# Can I use a newer Hydrostatic Riding Mower??



## RKM (Jun 9, 2008)

Short description

A hydrostatic transmission is the combination of a variable displacement hydraulic piston pump coupled to a hydraulic motor or motors. 

Longer description

The variable displacement pump typically has many small pistons arranged in a revolving barrel (much like that of a revolver hand gun) that will pump hydraulic fluid at a rate of zero to a maximum depending on the position of the "swash plate". The swash plate is a disc inside the pump that can be varied in angle relative to the piston barrel. Each piston has a "shoe" that rides against the swash plate. If the plate is at a 90 degree angle to the barrel, the pistons will not displace any fluid as the barrel revolves. When the swash plate angle is changed from 90 degrees, the pistons will begin to pump fluid because they will travel within their cylinders as the shoes follow the surface of the swash plate. The further the hydrostatic lever controlling the swash plate angle is pushed in either direction, the greater the volume of fluid that will be pumped in either direction.

The motor may be integrated with the pump and even with the differential on some units or the pump and motor (connected to the diff) may be separate. The zero turn lawn mowers usually use two pumps and two motors, one for each drive wheel. This is why each drive wheel can turn in opposite directions. 

This is my understanding of the basic function of a hydrostatic tranny. They are a really neat device, I use lots of them in manufacturing. I wasn't able to find a good cut-away drawing for you. I'm sure this would have helped to clarify my description.
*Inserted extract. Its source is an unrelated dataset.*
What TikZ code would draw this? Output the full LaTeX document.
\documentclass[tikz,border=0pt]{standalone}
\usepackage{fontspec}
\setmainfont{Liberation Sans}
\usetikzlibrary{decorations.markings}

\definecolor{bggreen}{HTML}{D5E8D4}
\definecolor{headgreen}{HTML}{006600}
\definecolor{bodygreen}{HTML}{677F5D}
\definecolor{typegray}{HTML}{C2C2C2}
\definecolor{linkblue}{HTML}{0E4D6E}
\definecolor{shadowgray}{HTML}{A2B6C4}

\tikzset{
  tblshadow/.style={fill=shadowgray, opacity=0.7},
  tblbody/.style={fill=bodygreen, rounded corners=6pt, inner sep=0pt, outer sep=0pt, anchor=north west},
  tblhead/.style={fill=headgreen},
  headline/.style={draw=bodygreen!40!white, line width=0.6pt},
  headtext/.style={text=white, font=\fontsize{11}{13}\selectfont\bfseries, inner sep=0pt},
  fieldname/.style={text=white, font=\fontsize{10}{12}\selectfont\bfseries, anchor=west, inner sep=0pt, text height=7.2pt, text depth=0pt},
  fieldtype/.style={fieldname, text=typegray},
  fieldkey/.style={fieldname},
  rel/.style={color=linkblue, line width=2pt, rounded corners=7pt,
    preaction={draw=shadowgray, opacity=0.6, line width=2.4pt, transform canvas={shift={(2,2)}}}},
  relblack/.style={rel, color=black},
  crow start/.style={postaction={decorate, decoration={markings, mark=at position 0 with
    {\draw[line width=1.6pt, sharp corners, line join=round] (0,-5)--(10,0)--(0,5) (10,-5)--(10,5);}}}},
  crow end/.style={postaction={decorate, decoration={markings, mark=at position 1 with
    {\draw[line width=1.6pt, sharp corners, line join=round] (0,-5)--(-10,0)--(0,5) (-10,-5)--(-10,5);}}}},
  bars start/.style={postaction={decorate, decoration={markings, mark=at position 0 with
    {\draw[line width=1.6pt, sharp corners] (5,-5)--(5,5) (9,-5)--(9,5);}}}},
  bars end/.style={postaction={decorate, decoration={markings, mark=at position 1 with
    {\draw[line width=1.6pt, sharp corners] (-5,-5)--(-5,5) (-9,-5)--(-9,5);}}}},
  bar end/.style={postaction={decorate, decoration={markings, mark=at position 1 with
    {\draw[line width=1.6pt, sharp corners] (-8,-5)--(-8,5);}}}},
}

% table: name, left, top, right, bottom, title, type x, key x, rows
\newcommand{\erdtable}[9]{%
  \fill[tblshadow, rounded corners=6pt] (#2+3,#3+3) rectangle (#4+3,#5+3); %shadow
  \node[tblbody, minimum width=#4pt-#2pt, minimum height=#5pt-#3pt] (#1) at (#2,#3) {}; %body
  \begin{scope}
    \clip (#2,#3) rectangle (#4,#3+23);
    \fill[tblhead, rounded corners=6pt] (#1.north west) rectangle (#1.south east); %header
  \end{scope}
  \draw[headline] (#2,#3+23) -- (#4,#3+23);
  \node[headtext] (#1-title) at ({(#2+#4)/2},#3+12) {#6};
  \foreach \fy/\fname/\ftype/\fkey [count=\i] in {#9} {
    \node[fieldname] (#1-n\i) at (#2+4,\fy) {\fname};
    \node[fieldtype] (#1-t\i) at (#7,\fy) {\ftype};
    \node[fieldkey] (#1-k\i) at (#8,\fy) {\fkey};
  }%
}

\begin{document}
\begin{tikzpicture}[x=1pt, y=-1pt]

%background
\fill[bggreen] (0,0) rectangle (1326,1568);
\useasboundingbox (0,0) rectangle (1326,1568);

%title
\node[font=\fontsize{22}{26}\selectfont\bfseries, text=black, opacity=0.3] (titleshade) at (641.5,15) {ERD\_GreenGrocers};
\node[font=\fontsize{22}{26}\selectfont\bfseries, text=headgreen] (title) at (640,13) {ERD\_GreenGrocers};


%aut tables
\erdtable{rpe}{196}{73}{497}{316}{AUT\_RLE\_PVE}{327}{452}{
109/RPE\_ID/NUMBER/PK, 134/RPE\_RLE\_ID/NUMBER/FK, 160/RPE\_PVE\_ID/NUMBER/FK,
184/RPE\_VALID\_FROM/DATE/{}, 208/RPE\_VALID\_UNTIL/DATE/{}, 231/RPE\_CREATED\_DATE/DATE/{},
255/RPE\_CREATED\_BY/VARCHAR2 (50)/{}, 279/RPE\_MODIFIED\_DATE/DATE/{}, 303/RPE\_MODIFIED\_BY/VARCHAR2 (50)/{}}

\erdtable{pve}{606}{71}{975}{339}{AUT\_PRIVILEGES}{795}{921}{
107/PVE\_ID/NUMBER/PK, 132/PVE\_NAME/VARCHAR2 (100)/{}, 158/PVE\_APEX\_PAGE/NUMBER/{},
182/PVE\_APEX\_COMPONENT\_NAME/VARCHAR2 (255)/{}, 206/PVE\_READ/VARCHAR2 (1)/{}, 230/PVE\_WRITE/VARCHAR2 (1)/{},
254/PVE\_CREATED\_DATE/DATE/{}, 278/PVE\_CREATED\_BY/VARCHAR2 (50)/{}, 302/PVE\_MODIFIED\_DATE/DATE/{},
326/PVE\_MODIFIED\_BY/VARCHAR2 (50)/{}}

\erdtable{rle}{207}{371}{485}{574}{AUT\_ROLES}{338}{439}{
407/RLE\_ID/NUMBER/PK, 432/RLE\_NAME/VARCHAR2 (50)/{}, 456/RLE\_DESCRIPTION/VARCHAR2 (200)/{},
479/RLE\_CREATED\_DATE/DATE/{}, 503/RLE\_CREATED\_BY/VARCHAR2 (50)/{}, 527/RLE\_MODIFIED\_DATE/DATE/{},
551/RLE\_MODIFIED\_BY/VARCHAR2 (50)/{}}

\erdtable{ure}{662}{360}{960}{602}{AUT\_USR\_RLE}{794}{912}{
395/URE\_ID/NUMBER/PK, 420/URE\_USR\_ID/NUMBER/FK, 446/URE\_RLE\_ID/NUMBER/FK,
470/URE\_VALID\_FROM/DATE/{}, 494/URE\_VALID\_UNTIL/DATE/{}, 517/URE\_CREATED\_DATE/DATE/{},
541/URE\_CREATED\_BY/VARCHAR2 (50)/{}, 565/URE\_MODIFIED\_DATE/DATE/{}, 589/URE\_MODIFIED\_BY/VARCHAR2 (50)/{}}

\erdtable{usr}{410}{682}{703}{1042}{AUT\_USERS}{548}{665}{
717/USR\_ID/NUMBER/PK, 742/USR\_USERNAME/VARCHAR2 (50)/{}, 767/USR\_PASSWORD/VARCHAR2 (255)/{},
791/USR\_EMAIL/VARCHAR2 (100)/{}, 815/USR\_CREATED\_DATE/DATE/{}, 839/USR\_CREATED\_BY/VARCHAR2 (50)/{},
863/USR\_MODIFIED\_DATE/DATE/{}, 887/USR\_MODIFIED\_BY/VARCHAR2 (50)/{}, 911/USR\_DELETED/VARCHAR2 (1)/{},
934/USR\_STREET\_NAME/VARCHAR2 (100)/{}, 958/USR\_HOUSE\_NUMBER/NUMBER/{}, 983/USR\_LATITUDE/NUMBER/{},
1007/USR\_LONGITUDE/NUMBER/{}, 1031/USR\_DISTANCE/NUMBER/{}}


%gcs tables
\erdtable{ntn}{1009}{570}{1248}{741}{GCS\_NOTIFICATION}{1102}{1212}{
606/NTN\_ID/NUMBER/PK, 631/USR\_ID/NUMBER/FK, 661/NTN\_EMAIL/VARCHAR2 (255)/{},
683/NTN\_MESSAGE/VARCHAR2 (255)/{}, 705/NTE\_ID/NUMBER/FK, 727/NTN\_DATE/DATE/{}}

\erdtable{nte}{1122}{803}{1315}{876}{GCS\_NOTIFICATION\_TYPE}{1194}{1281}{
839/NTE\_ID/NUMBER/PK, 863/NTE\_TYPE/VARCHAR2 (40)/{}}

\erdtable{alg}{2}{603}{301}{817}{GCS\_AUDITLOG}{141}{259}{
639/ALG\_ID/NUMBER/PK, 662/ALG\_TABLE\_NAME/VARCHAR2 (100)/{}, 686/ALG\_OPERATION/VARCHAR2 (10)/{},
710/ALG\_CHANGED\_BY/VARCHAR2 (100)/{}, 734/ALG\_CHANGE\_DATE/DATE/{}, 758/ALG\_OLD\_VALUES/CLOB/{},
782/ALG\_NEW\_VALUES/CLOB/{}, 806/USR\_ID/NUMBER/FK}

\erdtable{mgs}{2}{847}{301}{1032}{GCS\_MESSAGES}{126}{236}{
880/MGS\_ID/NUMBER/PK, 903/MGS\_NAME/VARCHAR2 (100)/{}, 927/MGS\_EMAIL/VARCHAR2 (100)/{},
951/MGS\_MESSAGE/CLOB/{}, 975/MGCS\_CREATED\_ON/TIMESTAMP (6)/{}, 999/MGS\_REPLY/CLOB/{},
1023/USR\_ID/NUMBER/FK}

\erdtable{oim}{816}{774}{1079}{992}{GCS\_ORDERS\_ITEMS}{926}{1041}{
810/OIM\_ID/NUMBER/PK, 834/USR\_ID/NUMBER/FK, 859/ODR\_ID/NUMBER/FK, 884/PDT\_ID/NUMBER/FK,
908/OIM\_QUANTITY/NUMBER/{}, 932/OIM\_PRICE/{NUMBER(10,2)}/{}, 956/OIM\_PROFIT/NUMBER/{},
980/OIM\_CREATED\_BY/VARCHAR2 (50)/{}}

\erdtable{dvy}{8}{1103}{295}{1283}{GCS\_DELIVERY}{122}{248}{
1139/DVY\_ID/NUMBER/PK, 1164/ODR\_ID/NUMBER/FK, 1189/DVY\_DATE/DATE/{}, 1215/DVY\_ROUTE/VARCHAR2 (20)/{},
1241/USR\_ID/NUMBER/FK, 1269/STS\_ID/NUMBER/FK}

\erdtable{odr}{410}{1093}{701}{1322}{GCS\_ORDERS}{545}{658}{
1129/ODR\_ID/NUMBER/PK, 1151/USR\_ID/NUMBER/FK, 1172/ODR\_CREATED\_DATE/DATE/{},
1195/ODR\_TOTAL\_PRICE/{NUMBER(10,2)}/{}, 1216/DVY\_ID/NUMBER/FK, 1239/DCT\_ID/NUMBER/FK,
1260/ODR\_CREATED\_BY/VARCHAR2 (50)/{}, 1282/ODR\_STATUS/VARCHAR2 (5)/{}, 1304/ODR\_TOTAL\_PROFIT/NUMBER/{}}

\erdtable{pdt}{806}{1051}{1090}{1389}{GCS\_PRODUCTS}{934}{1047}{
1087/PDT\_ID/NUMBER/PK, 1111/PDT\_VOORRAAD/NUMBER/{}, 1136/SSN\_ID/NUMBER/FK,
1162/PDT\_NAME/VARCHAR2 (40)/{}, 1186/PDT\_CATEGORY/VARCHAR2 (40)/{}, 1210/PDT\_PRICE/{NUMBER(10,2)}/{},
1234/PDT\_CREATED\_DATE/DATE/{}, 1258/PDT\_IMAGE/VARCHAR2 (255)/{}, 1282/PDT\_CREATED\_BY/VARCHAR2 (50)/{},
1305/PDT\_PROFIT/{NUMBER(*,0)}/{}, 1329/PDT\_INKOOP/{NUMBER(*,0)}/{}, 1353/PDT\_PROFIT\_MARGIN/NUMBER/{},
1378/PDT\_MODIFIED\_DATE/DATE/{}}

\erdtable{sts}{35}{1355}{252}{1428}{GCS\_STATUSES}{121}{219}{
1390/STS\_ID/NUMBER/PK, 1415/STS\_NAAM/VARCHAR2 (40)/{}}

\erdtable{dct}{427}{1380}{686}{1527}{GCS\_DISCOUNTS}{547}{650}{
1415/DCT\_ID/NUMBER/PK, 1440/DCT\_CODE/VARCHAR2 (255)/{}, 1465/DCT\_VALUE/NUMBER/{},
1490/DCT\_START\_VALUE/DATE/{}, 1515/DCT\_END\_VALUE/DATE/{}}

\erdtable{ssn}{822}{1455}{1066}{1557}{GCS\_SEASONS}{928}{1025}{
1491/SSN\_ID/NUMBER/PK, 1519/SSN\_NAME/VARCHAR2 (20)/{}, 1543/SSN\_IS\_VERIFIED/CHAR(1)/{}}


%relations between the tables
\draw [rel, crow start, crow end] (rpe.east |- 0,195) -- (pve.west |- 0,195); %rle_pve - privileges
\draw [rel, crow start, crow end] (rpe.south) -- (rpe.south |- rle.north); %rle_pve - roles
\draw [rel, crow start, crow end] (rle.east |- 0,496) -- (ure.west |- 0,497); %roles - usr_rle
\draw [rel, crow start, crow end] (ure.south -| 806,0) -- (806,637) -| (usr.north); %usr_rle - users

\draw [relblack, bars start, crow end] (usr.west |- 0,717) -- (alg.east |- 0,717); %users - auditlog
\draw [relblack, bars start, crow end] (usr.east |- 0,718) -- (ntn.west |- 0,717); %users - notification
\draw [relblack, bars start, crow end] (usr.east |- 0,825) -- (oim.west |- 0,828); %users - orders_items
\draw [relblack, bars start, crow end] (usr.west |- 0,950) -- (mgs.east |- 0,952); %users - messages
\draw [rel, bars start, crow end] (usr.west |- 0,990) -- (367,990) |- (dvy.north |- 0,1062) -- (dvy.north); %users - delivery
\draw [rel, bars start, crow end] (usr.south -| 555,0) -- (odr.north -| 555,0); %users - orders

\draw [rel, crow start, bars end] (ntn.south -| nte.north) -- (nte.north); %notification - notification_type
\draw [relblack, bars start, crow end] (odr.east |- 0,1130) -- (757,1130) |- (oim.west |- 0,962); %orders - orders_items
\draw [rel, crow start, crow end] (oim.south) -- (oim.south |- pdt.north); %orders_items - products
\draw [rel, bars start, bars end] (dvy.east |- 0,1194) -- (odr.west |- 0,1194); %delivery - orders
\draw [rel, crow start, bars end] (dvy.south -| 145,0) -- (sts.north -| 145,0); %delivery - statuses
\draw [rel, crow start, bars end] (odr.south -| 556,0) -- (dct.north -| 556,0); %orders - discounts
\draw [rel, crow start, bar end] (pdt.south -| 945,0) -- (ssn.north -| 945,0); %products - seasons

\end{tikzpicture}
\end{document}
This address may help some.

Rob

http://www.hydraulicspneumatics.com...sM/Article/True/6450/TechZone-HydraulicPumpsM


----------



## DavidDymaxion (Dec 1, 2008)

If you can find a small shunt motor, it'll be even easier. A shunt motor spins a steady rpm, and you change vehicle speed via the transmission, and the shunt motor will give you regen down hills.


clone477 said:


> Hello everyone,
> I have been reading the couple threads about converting riding mowers to electric, and have seen the hydrostatic drives might be hard to do.
> 
> I have found a 2007 MTD Yard Machines riding mower with a blown motor for $150, and wanted to use it for a conversion. Can someone tell me, as I didnt have success online looking for specs, if this machine does have a hydostaic drive. And maybe if someone could really explain what hydrostatic drive is, I know it it the way the tranmission works, through hydraulic pressure but that is it. Why would it be hard to convert?
> ...


----------